Sem esgoto, mas com celular
Esse prazo prevê que até 2033, 90% da população brasileira terão acesso à rede de esgoto e 99% se beneficiarão de água tratada. Hoje, os dados da indústria apontam que 44% dos brasileiros estão sem atendimento de rede de coleta e tratamento de esgoto. Se forem consideradas as fossas, muitas delas feitas de forma precária, esse número cai para 24%, de acordo com censo do IBGE. Os executivos lembram que o aumento das tarifas em função da maior tributação das empresas irá dificultar a solução de outro problema sério no país: as fossas improvisadas e construídas de forma precária para evitar o pagamento de tarifas.
“Como explicar para a população que ela pagará mais não para ter melhorias, mas por aumento de imposto”, questiona Christianne Dias, da Abcon. Para ela, isso estimula os “puxadinhos”. “Fossas irregulares contaminam solo e podem comprometer os lençóis freáticos. Isso é um problema no fornecimento de água também”, diz.

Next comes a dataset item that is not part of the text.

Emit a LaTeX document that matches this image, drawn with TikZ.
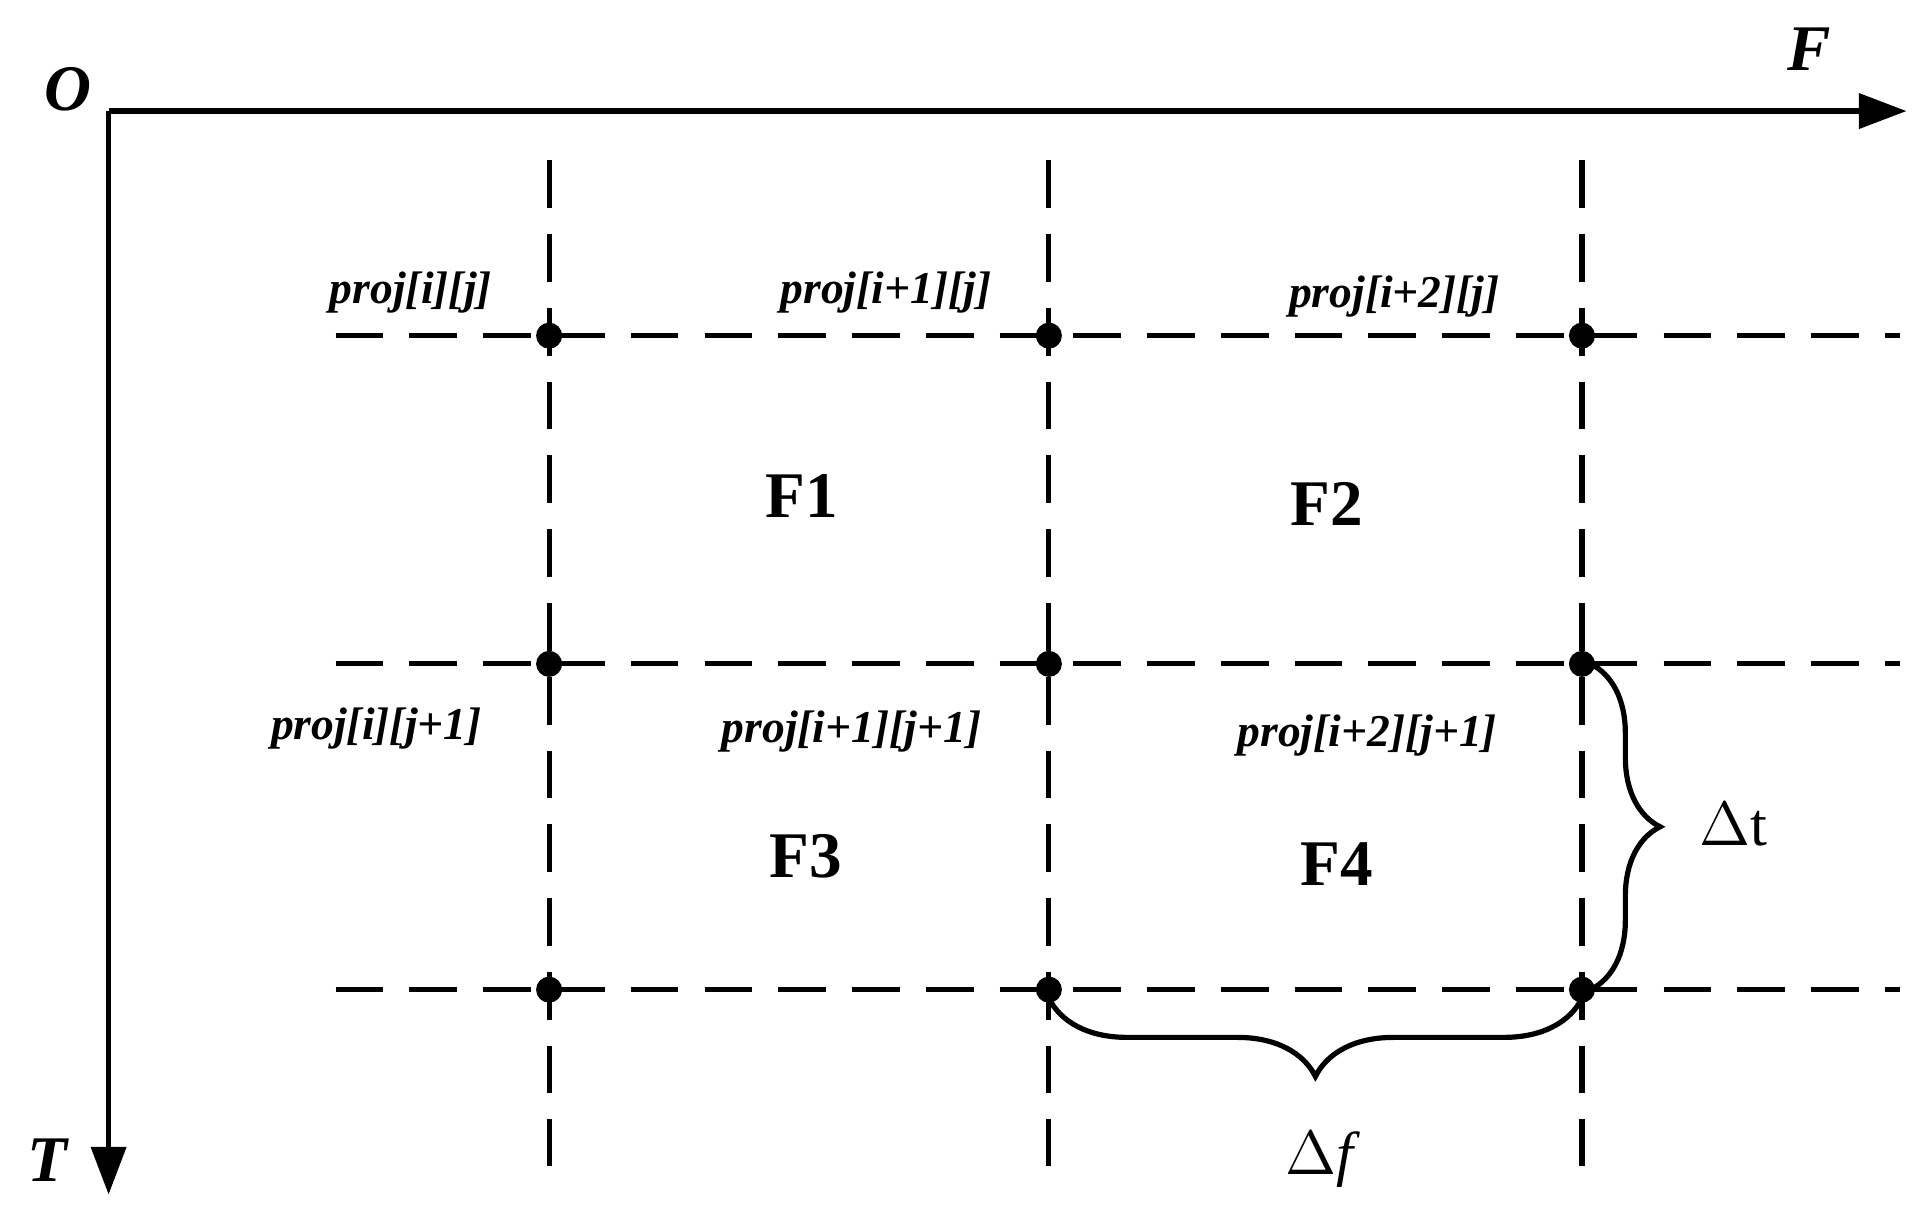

“Com aumento de tarifas, as pessoas não vão aderir à rede e vão buscar alternativas irregulares”. Os investimentos previstos para o setor saneamento são uma aposta também para estimular a economia e estão sendo comparados ao efeito que a privatização do setor de telecomunicação teve para o país: melhoria de serviço e aumento da base beneficiada. Atualmente, estima-se que há mais celular no país do que gente. “O país dos ‘com celular’ é também o dos ‘sem esgoto’”, compara Dias.